> **The problem**
Quote the listing below in its entirety, omitting every image.

### Data segment

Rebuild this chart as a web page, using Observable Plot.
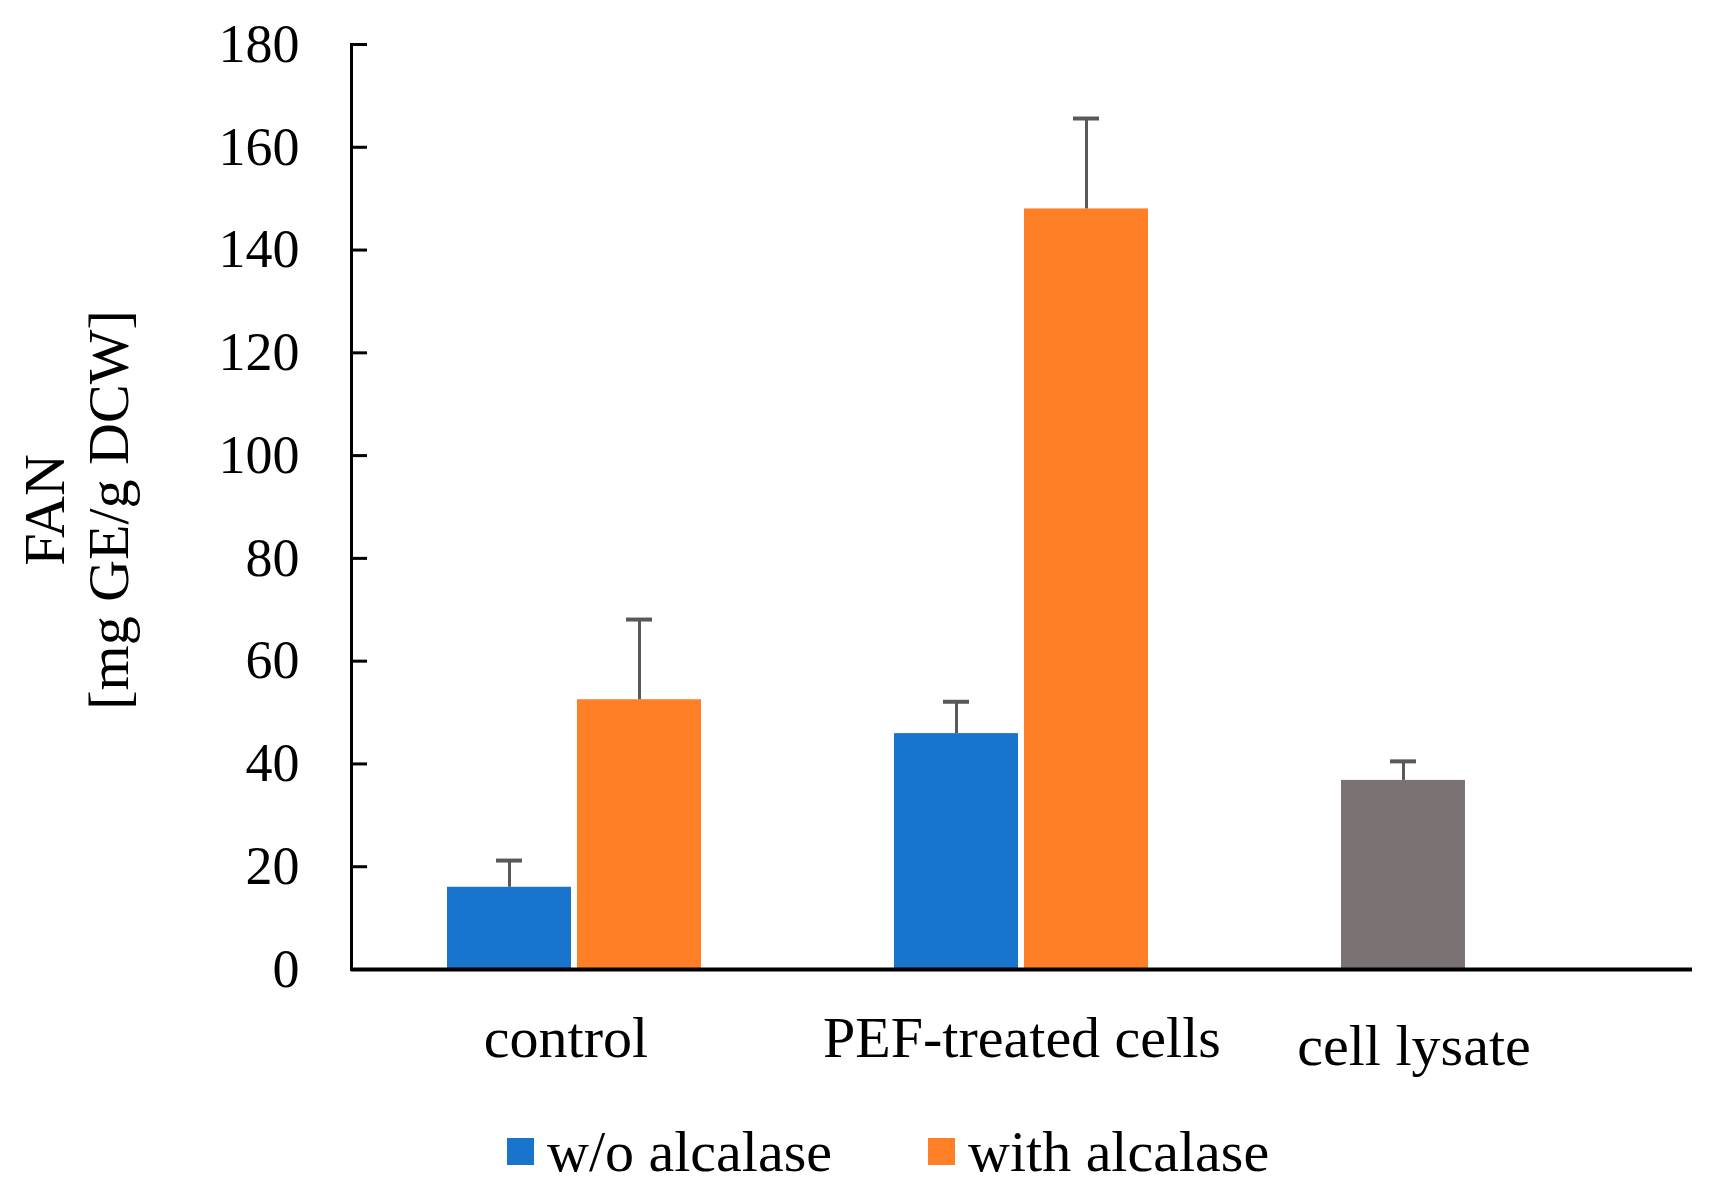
<!DOCTYPE html>
<html>
<head>
<meta charset="utf-8">
<script src="https://cdn.jsdelivr.net/npm/d3@7"></script>
<script src="https://cdn.jsdelivr.net/npm/@observablehq/plot@0.6"></script>
<style>
  body { margin: 0; background: #fff; }
  #chart svg { display: block; }
  .leg-swatches .leg-swatch { margin-right: 96px !important; }
  .leg-swatches .leg-swatch > svg { margin-right: 13px !important; }
</style>
</head>
<body>
<div id="chart"></div>
<script>
const categories = ["control", "PEF-treated cells", "cell lysate"];
const series = ["w/o alcalase", "with alcalase"];
const woValues = [16.0, 45.9, 36.8];
const woErrors = [5.2, 6.2, 3.7];
const withValues = [52.5, 148.0, null];
const withErrors = [15.6, 17.6, null];
const yTicks = [0, 20, 40, 60, 80, 100, 120, 140, 160, 180];
const yLabel = "FAN\n[mg GE/g DCW]";

const font = "'Liberation Serif', 'Times New Roman', serif";
const colors = ["#1874CD", "#FF7F27", "#7B7373"]; // w/o, with, lysate

// one row per bar; the lysate bar sits in the "w/o" slot but is grey
const rows = [];
categories.forEach((c, i) => {
  if (woValues[i] != null) rows.push({category: c, series: series[0], value: woValues[i], err: woErrors[i], shade: c === "cell lysate" ? "lysate" : series[0]});
  if (withValues[i] != null) rows.push({category: c, series: series[1], value: withValues[i], err: withErrors[i], shade: series[1]});
});

// category labels are nudged a little like in the original figure
const catLabel = (c, dx, dy) => Plot.text([c], {fx: d => d, frameAnchor: "bottom", dx, dy, fontSize: 58});

const chart = Plot.plot({
  width: 1713,
  height: 1115,
  marginLeft: 350,
  marginRight: 20,
  marginTop: 44,
  marginBottom: 146,
  style: {fontFamily: font, color: "#000", background: "#fff"},
  fx: {domain: categories, padding: 0, axis: null},
  x: {domain: series, paddingInner: 0.046, paddingOuter: 0.732, axis: null},
  y: {domain: [0, 180], axis: null},
  color: {domain: [...series, "lysate"], range: colors},
  marks: [
    Plot.barY(rows, {fx: "category", x: "series", y: "value", fill: "shade"}),
    Plot.ruleX(rows, {fx: "category", x: "series", y1: "value", y2: d => d.value + d.err, stroke: "#595959", strokeWidth: 3}),
    Plot.tickY(rows, {fx: "category", x: "series", y: d => d.value + d.err, stroke: "#595959", strokeWidth: 4, insetLeft: 49, insetRight: 49}),
    Plot.ruleY([0], {stroke: "#000", strokeWidth: 4}),
    Plot.frame({anchor: "left", facetAnchor: "left", stroke: "#000", strokeWidth: 3}),
    Plot.axisY({
      ticks: yTicks, tickSize: -16, tickPadding: 68, tickFormat: d => d,
      fontSize: 54, strokeWidth: 3, label: null
    }),
    Plot.text([yLabel], {frameAnchor: "left", facetAnchor: "left", textAnchor: "middle", rotate: -90, dx: -276, dy: 3, fontSize: 58, lineHeight: 1.1}),
    catLabel(categories[0], -9, 87),
    catLabel(categories[1], 0, 87),
    catLabel(categories[2], -55, 95)
  ]
});

const legend = Plot.legend({
  color: {type: "ordinal", domain: series, range: colors.slice(0, 2)},
  swatchSize: 27,
  className: "leg",
  style: {fontFamily: font, fontSize: "58px", color: "#000", marginLeft: "507px", marginTop: "3px"}
});

d3.select("#chart").append(() => chart);
d3.select("#chart").append(() => legend);
</script>
</body>
</html>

######

> **Complete answer**
Rebuild this chart as a web page, using Observable Plot.
<!DOCTYPE html>
<html>
<head>
<meta charset="utf-8">
<script src="https://cdn.jsdelivr.net/npm/d3@7"></script>
<script src="https://cdn.jsdelivr.net/npm/@observablehq/plot@0.6"></script>
<style>
  body { margin: 0; background: #fff; }
  #chart svg { display: block; }
  .leg-swatches .leg-swatch { margin-right: 96px !important; }
  .leg-swatches .leg-swatch > svg { margin-right: 13px !important; }
</style>
</head>
<body>
<div id="chart"></div>
<script>
const categories = ["control", "PEF-treated cells", "cell lysate"];
const series = ["w/o alcalase", "with alcalase"];
const woValues = [16.0, 45.9, 36.8];
const woErrors = [5.2, 6.2, 3.7];
const withValues = [52.5, 148.0, null];
const withErrors = [15.6, 17.6, null];
const yTicks = [0, 20, 40, 60, 80, 100, 120, 140, 160, 180];
const yLabel = "FAN\n[mg GE/g DCW]";

const font = "'Liberation Serif', 'Times New Roman', serif";
const colors = ["#1874CD", "#FF7F27", "#7B7373"]; // w/o, with, lysate

// one row per bar; the lysate bar sits in the "w/o" slot but is grey
const rows = [];
categories.forEach((c, i) => {
  if (woValues[i] != null) rows.push({category: c, series: series[0], value: woValues[i], err: woErrors[i], shade: c === "cell lysate" ? "lysate" : series[0]});
  if (withValues[i] != null) rows.push({category: c, series: series[1], value: withValues[i], err: withErrors[i], shade: series[1]});
});

// category labels are nudged a little like in the original figure
const catLabel = (c, dx, dy) => Plot.text([c], {fx: d => d, frameAnchor: "bottom", dx, dy, fontSize: 58});

const chart = Plot.plot({
  width: 1713,
  height: 1115,
  marginLeft: 350,
  marginRight: 20,
  marginTop: 44,
  marginBottom: 146,
  style: {fontFamily: font, color: "#000", background: "#fff"},
  fx: {domain: categories, padding: 0, axis: null},
  x: {domain: series, paddingInner: 0.046, paddingOuter: 0.732, axis: null},
  y: {domain: [0, 180], axis: null},
  color: {domain: [...series, "lysate"], range: colors},
  marks: [
    Plot.barY(rows, {fx: "category", x: "series", y: "value", fill: "shade"}),
    Plot.ruleX(rows, {fx: "category", x: "series", y1: "value", y2: d => d.value + d.err, stroke: "#595959", strokeWidth: 3}),
    Plot.tickY(rows, {fx: "category", x: "series", y: d => d.value + d.err, stroke: "#595959", strokeWidth: 4, insetLeft: 49, insetRight: 49}),
    Plot.ruleY([0], {stroke: "#000", strokeWidth: 4}),
    Plot.frame({anchor: "left", facetAnchor: "left", stroke: "#000", strokeWidth: 3}),
    Plot.axisY({
      ticks: yTicks, tickSize: -16, tickPadding: 68, tickFormat: d => d,
      fontSize: 54, strokeWidth: 3, label: null
    }),
    Plot.text([yLabel], {frameAnchor: "left", facetAnchor: "left", textAnchor: "middle", rotate: -90, dx: -276, dy: 3, fontSize: 58, lineHeight: 1.1}),
    catLabel(categories[0], -9, 87),
    catLabel(categories[1], 0, 87),
    catLabel(categories[2], -55, 95)
  ]
});

const legend = Plot.legend({
  color: {type: "ordinal", domain: series, range: colors.slice(0, 2)},
  swatchSize: 27,
  className: "leg",
  style: {fontFamily: font, fontSize: "58px", color: "#000", marginLeft: "507px", marginTop: "3px"}
});

d3.select("#chart").append(() => chart);
d3.select("#chart").append(() => legend);
</script>
</body>
</html>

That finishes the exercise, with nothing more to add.